Jeff Mesnil
Weblog · About

A Look At Eclipse MicroProfile Healthcheck

July 7, 2017

I recently looked at the Eclipse MicroProfile Healthcheck API to investigate its support in WildFly.
WildFly Swarm is providing the sample implementation so I am very interested to make sure that WildFly and Swarm can both benefit from this specification.

This specification and its API are currently designed and anything written in this post will likely be obsolete when the final version is release. But without further ado...

Eclipse MicroProfile Healthcheck

The Eclipse MicroProfile Healthcheck is a specification to determine the healthiness of an application. It defines a HealthCheckProcedure interface that can be implemented by an application developer. It contains a single method that returns a HealthStatus: either UP or DOWN (plus some optional metadata relevant to the health check). Typically, an application would provide one or more health check procedures to check healthiness of its parts. The overall healthiness of the application is then determined by the aggregation of all the procedures provided by the application. If any procedure is DOWN, the overall outcome is DOWN. Else the application is considered as UP.

The specification has a companion document that specifies an HTTP endpoint and JSON format to check the healthiness of an application.

Using the HTTP endpoint, a container can ask the application whether it is healthy. If it is not healthy, the container can take actions to deal with it. It can decide to stop the application and eventually respin a new instance. The canonical example is Kubernetes that can configure a liveness probe to check this HTTP health URL (OpenShift also exposes this liveness probe).

WildFly Extension prototype

I have written a prototype of a WildFly extension to support health checks for applications deployed in WildFly and some provided directly by WildFly:

https://github.com/jmesnil/wildfly-microprofile-health

The microprofile-health subsystem supports an operation to check the health of the app server:

[standalone at localhost:9990 /] /subsystem=microprofile-health:check
{
    "outcome" => "success",
    "result" => {
        "checks" => [{
            "id" => "heap-memory",
            "result" => "UP",
            "data" => {
                "max" => "477626368",
                "used" => "156216336"
            }
        }],
        "outcome" => "UP"
    }
}

It also exposes an (unauthenticated) HTTP endpoint: http://localhost:8080/health/

$ curl http://localhost:8080/health/
{
   "checks":[
      {
         "id":"heap-memory",
         "result":"UP",
         "data":{
            "max":"477626368",
            "used":"160137128"
         }
      }
   ],
   "outcome":"UP"
}

This HTTP endpoint can be used to configure OpenShift/Kubernetes liveness probe.

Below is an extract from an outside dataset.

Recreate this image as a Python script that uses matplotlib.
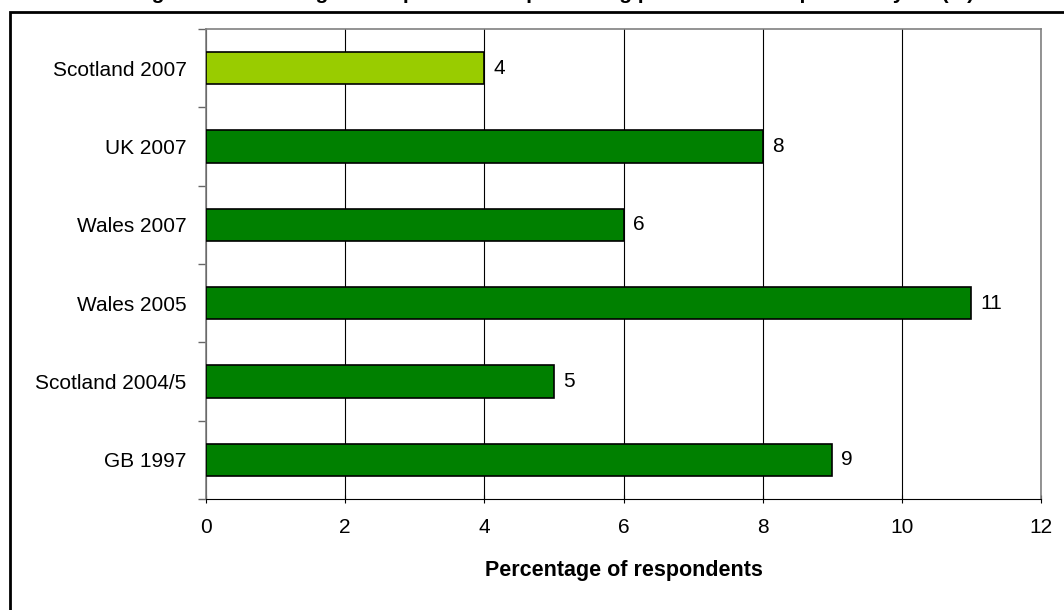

Any deployment that defines Health Check Procedures will have them registered to determine the overall healthiness of the process. The prototype has a simple example of a Web app that adds a health check procedure that randomly returns DOWN (which is not very useful ;).

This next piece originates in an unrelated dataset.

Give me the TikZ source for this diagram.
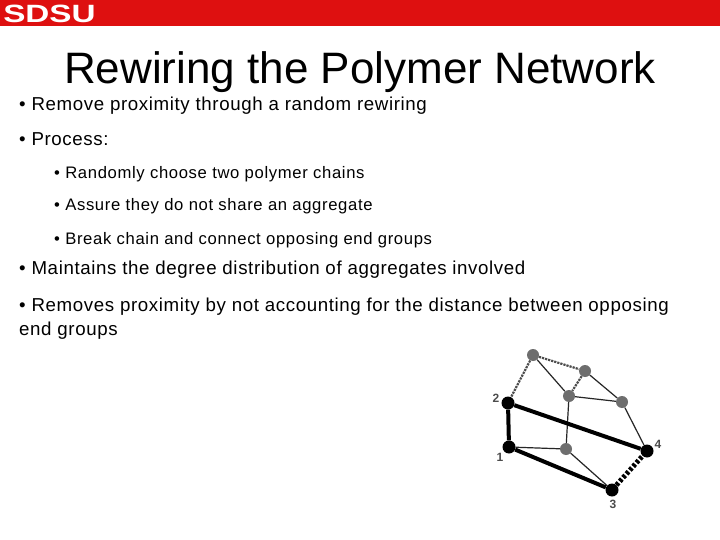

WildFly Health Check Procedures

The Healthcheck specification mainly targets user applications that can apply application logic to determine their healthiness. However I wonder if we could reuse the concepts inside the application server (WildFly in my case). There are "things" that we could check to determine if the server runtime is healthy, e.g.:

  • The amount of heap memory is close to the max
  • some deployments have failed
  • Excessive GC
  • Running out of disk space
  • Some threads are deadlocked

These procedures are relevant regardless of the type of applications deployed on the server.

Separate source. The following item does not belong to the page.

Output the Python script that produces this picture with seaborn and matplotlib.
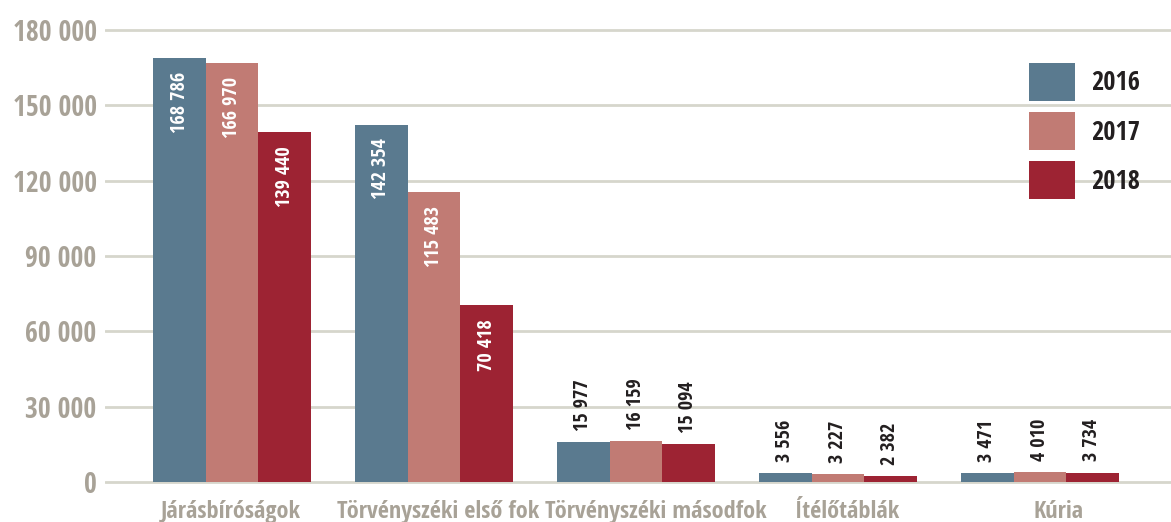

Subsystems inside WildFly could provide Health check procedures that would be queried to check the overall healthiness. We could for example provide a health check that the used heap memory is less that 90% of the max:

HealthCheck.install(context, "heap-memory", () -> {
   MemoryMXBean memoryBean = ManagementFactory.getMemoryMXBean();
   long memUsed = memoryBean.getHeapMemoryUsage().getUsed();
   long memMax = memoryBean.getHeapMemoryUsage().getMax();
   HealthResponse response = HealthResponse.named("heap-memory")
      .withAttribute("used", memUsed)
      .withAttribute("max", memMax);
   // status is is down is used memory is greater than 90% of max memory.
   HealthStatus status = (memUsed < memMax * 0.9) ? response.up() : response.down();
   return status;
});

Summary

To better integrate WildFly with Cloud containers such as OpenShift (or Docker/Kunernetes), it should provide a way to let the container checks the healthiness of WildFly. The Healthcheck specification is a good candidate to provide such feature. It is worth exploring how we could leverage it for user deployments and also for WildFly internals (when that makes sense).